PDIP Bantah Semua Klaim Pemerintah Soal Subsidi BBM
Partai oposisi menyanggah klaim pemerintah yang berusaha membangun opini bahwa subsidi bahan bakar minyak (BBM) tidak tepat sasaran sehingga harga BBM perlu dinaikkan.
Dalam konferensi pers di Gedung DPR, Jakarta, Rabu (29/2), Fraksi Partai Demokrasi Indonesia Perjuangan menegaskan bahwa subsidi BBM bukan penyebab jebolnya anggaran negara setiap tahun.
Sebelumnya, pemerintah menyiapkan dua opsi mengurangi subsidi BBM agar anggaran keuangan negata tidak membengkak. Opsinya menaikkan harga jual eceran premium dan solar hingga sebesar Rp 1.500 per liter, dan memberi subsidi tetap maksimum hingga Rp 2.000 per liter solar dan premium.
Kepala Kelompok Fraksi VIII PDI Perjuangan, Daryatmo Mardianto, menjelaskan subsidi untuk rakyat sebenarnya sudah menurun jauh sejak Anggaran Pendapatan Belanja Negara (APBN) tahun 2005 lalu.
Tahun 2005, subsidi BBM kepada masyarakat sebesar 18,8 persen dari total APBN, sementara di APBN 2012 hanyalah 8,7 persen dari total anggaran sebesar Rp 1.418,498 trilliun.
Nilainya sebesar Rp123,60 trilliun, yang tidak jauh berbeda dari pembayaran bunga utang negara yang besarnya Rp 123,072 trilliun.
"Jadi kalau dikatakan subsidi adalah dosa, itu adalah tidak benar. Karena subsidi selama ini menurun dan tak menjebol anggaran negara," kata Daryatmo.
Sebaliknya, kata dia, yang paling besar menjebol anggaran negara justru belanja birokrasi untuk gaji pegawai dan operasional aparat pemerintah yang besarnya mencapai 51,4 persen dari total anggaran. Selama 2005-2012 angkanya sudah jelas.

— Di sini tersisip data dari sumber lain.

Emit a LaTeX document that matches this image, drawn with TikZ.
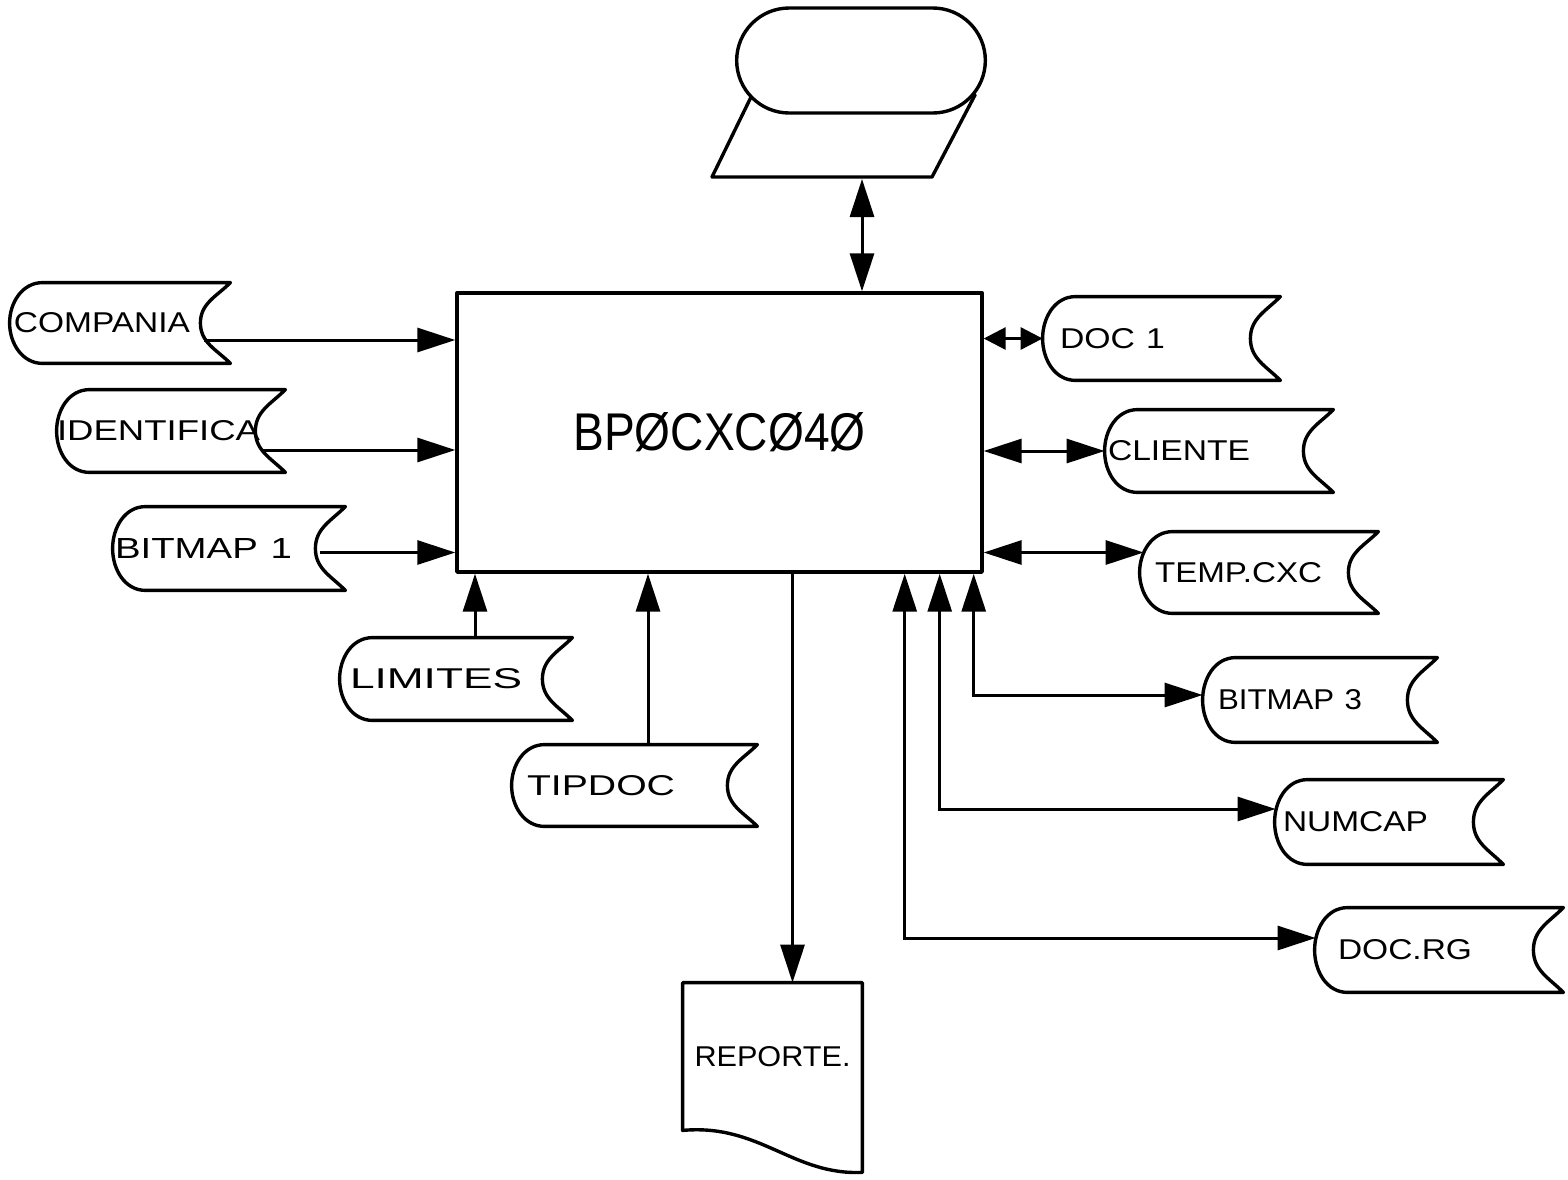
\documentclass[tikz,border=0pt]{standalone}
\usepackage{graphicx}
\usepackage{fontspec}
\setmainfont{Liberation Sans}
\usetikzlibrary{arrows.meta,shapes.misc}
\newcommand\storenode[8]{% name, bulge x, top y, W, H, text offset, label width (px), text
  \pgfmathsetmacro\scx{#2+#4/2}\pgfmathsetmacro\scy{-(#3+#5/2)}%
  \pgfmathsetmacro\swpt{#4*0.5}\pgfmathsetmacro\shpt{#5*0.5}%
  \pgfmathsetmacro\stwpt{(#4-2*#6)*0.5}\pgfmathsetmacro\sofpt{#6*0.5}%
  \pgfmathsetmacro\slwpt{#7*0.5}%
  \node[inner xsep=\sofpt pt, inner ysep=0pt, minimum width=\swpt pt, minimum height=\shpt pt,
        text width=\stwpt pt, align=left] (#1) at (\scx,\scy) {\resizebox{\slwpt pt}{10pt}{#8}};
  \draw[shp] ([xshift=16.5pt]#1.north west) -- (#1.north east)
     to[out=225,in=90] ([xshift=-15pt]#1.east) to[out=-90,in=135] (#1.south east)
     -- ([xshift=16.5pt]#1.south west) to[out=180,in=-90] (#1.west)
     to[out=90,in=180] ([xshift=16.5pt]#1.north west);
}
\begin{document}
\begin{tikzpicture}[x=0.5pt,y=0.5pt,
  shp/.style={line width=1.7pt, line join=round, line cap=round},
  con/.style={line width=1.5pt},
  >={Triangle[length=19pt,width=12pt]},
  smalltip/.style={>={Triangle[length=11pt,width=11pt]}}]
\useasboundingbox (0,0) rectangle (1568,-1179);

% top terminal + parallelogram
\draw[shp] (752,-95) -- (712,-177) -- (932,-177) -- (975,-95) -- cycle;
\node[draw, shp, fill=white, rounded rectangle, minimum width=131pt, minimum height=52.5pt] (term) at (861,-60.5) {};
\coordinate (disp) at (862,-179);

% main process box
\node[draw, shp, minimum width=262.5pt, minimum height=139.5pt, inner sep=0pt] (box) at (719.5,-432.5)
  {\resizebox{146pt}{19pt}{BPØCXCØ4Ø}};

% storages, left
\storenode{comp}{10}{283}{220}{80}{4}{176}{COMPANIA}
\storenode{ident}{57}{390}{228}{82}{0}{203}{IDENTIFICA}
\storenode{bmpa}{113}{507}{232}{83}{2}{177}{BITMAP 1}
\storenode{lim}{340}{638}{232}{82}{10}{172}{LIMITES}
\storenode{tip}{512}{745}{245}{81}{15}{148}{TIPDOC}
% storages, right
\storenode{doca}{1043}{297}{237}{83}{17}{105}{DOC 1}
\storenode{cli}{1105}{410}{228}{82}{3}{142}{CLIENTE}
\storenode{temp}{1140}{532}{238}{81}{15}{167}{TEMP.CXC}
\storenode{bmpc}{1203}{658}{234}{84}{15}{144}{BITMAP 3}
\storenode{num}{1275}{780}{228}{84}{8}{145}{NUMCAP}
\storenode{docrg}{1315}{908}{248}{84}{23}{134}{DOC.RG}

% report document
\node[minimum width=89.5pt, minimum height=73.5pt, inner sep=0pt] (rep) at (772.5,-1056.5)
  {\resizebox{78pt}{10pt}{REPORTE.}};
\draw[shp] ([yshift=-21pt]rep.south east) -- (rep.north east) -- (rep.north west) -- (rep.south west)
  .. controls +(38.5pt,3.5pt) and +(-35pt,-1.5pt) .. ([yshift=-21pt]rep.south east);

% connectors
\draw[con,<->] (disp) -- (disp |- box.north);

\coordinate (a1) at ([shift={(-26,-17)}]comp.east);
\draw[con,->] (a1) -- (a1 -| box.west);
\coordinate (a2) at ([shift={(-23,-19)}]ident.east);
\draw[con,->] (a2) -- (a2 -| box.west);
\coordinate (a3) at ([shift={(-25,-4)}]bmpa.east);
\draw[con,->] (a3) -- (a3 -| box.west);
\coordinate (a4) at ([xshift=9.5pt]lim.north);
\draw[con,->] (a4) -- (a4 |- box.south);
\coordinate (a5) at ([xshift=6.75pt]tip.north);
\draw[con,->] (a5) -- (a5 |- box.south);
\coordinate (a6) at ([xshift=10pt]rep.north);
\draw[con,->] (a6 |- box.south) -- (a6);

\draw[con,<->,smalltip] (box.east |- doca.west) -- (doca.west);
\draw[con,<->] (box.east |- cli.west) -- (cli.west);
\coordinate (b3) at ([shift={(4,20)}]temp.west);
\draw[con,<->] (b3 -| box.east) -- (b3);
\draw[con,<->] ([xshift=-5pt]box.south east) |- ([yshift=2.5pt]bmpc.west);
\draw[con,<->] ([xshift=-22pt]box.south east) |- ([shift={(1,13)}]num.west);
\draw[con,<->] ([xshift=-39.5pt]box.south east) |- ([shift={(1,12)}]docrg.west);
\end{tikzpicture}
\end{document}
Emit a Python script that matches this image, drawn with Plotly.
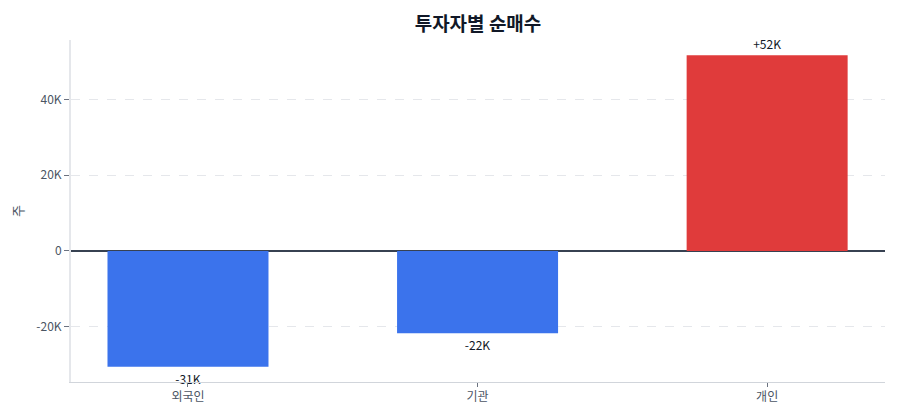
import plotly.graph_objects as go

investors = ["외국인", "기관", "개인"]
net_buy = [-30600, -21700, 51700]
bar_labels = ["-31K", "-22K", "+52K"]
bar_colors = ["#3b73ec", "#3b73ec", "#e03b3b"]

FONT = "Noto Sans CJK KR"

fig = go.Figure(
    go.Bar(
        x=investors,
        y=net_buy,
        text=bar_labels,
        textposition="outside",
        cliponaxis=False,
        textfont=dict(size=12, color="#111827", family=FONT),
        marker=dict(color=bar_colors, line=dict(width=0)),
        width=0.556,
        hovertemplate="%{x}: %{y:,}<extra></extra>",
    )
)

# the page adds an 8px body margin, so margins are trimmed to land the plot area
fig.update_layout(
    title=dict(
        text="<b>투자자별 순매수</b>",
        x=0.5,
        xref="paper",
        xanchor="center",
        y=0.962,
        yanchor="middle",
        font=dict(size=19, color="#111827", family=FONT),
    ),
    font=dict(family=FONT, size=12, color="#4b5563"),
    plot_bgcolor="white",
    paper_bgcolor="white",
    width=900,
    height=420,
    margin=dict(l=63, r=23, t=32, b=46),
    showlegend=False,
    xaxis=dict(
        range=[-0.404, 2.407],
        showline=True,
        linecolor="#d1d5db",
        linewidth=1,
        ticks="outside",
        ticklen=4,
        tickcolor="#6b7280",
        showgrid=False,
        automargin=False,
        tickfont=dict(size=12, color="#4b5563"),
    ),
    yaxis=dict(
        title=dict(text="주", font=dict(size=13, color="#4b5563")),
        automargin=False,
        range=[-34600, 55700],
        tickvals=[-20000, 0, 20000, 40000],
        ticktext=["-20K", "0", "20K", "40K"],
        showline=True,
        linecolor="#e5e7eb",
        linewidth=2,
        ticks="outside",
        ticklen=5,
        tickcolor="#6b7280",
        showgrid=True,
        gridcolor="#e5e7eb",
        griddash="dash",
        zeroline=True,
        zerolinecolor="#374151",
        zerolinewidth=1.5,
        tickfont=dict(size=12, color="#4b5563"),
    ),
)

fig.write_html("out.html")
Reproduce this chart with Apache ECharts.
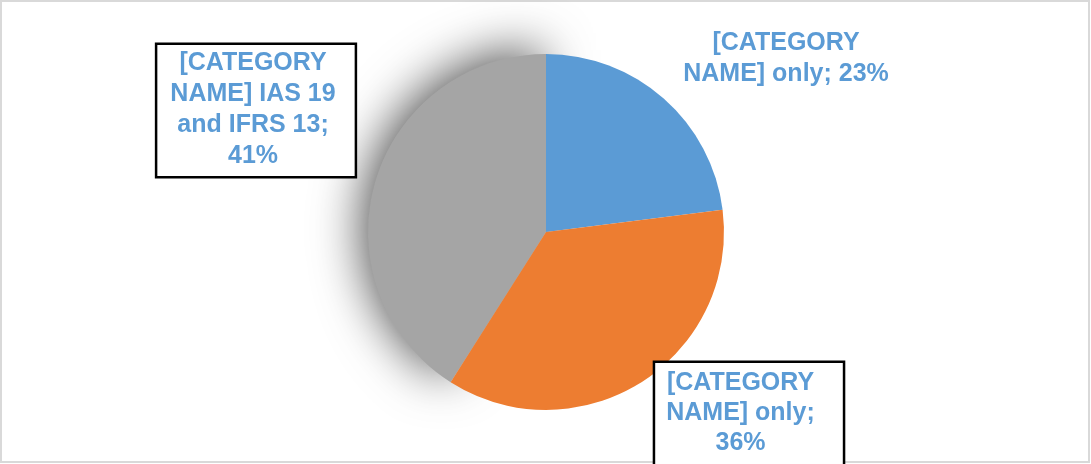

Belanja birokrasi itu bahkan jauh lebih besar dari belanja barang dan belanja modal pemerintah.
Menurut Mardiyanto, dengan menaikkan harga BBM, maka pemerintah hendak memberikan beban anggaran di pundak masyarakat menengah bawah yang selama ini mengkonsumsi solar dan premium bersubsidi.
Berdasarkan riset Bank Dunia, kata dia, dari total konsumsi BBM rumah tangga, 64 persen dinikmati oleh pemilik sepeda motor, 36 persen oleh pemilik mobil.
Dari sisi pendapatan, 41,8 persen rakyat yang menikmati subsidi BBM pada solar dan premium adalah yang berpendapatan kurang dari Rp 1,9 juta pe rbulan, lalu 33,2 persen oleh yang berpendapatan Rp 1,9 juta - Rp 3,6 juta, dan 23,6 persen oleh yang berpendapatan Rp3,6 juta - Rp 5,56 juta.
Hanya 1,4 persen dari yang berpendapatan Rp 5,68 juta ke atas yang menikmati subsidi itu, kata dia.
"Jadi salah besar kalau pemerintah mengatakan subsidi BBM itu salah sasaran, karena data sah menunjukkan subsidi BBM memang dinikmati masyarakat menengah ke bawah," tandas Daryatmo
Sekretaris Fraksi PDI Perjuangan Bambang Wuryanto mengatakan pemerintah sangat tak benar ketika hendak menyalahkan subsidi BBM dan membebankan 'dosa' anggaran kepada warga kelas menengah ke bawah.
Menurutnya, pemerintah dan banyak petinggi nasional salah bila berpikir, jika BBM tak naik, maka APBN jebol.
"Kalau harga BBM naik, pasti rakyat miskin akan melakukan penyesuaian lagi. Di 5 tahun terakhir, 85 persen penduduk menggunakan 75 persen pendapatannya untuk kebutuhan pangan. Karena tak ada jaminan pendapatan meningkat, naiknya BBM akan semakin memperparah kemampuan mereka untuk makan," jelas Bambang.
Dia juga mengingatkan pemerintah akan bisa dianggap melanggar UU APBN 2012, khususnya pasal 7 ayat 6, yang menyatakan harga jual BBM bersubsidi takkan mengalami kenaikan tahun ini.
"Maka kalau harganya dinaikkan, maka itu bisa dianggap pelanggaran UU oleh Pemerintah," tegasnya.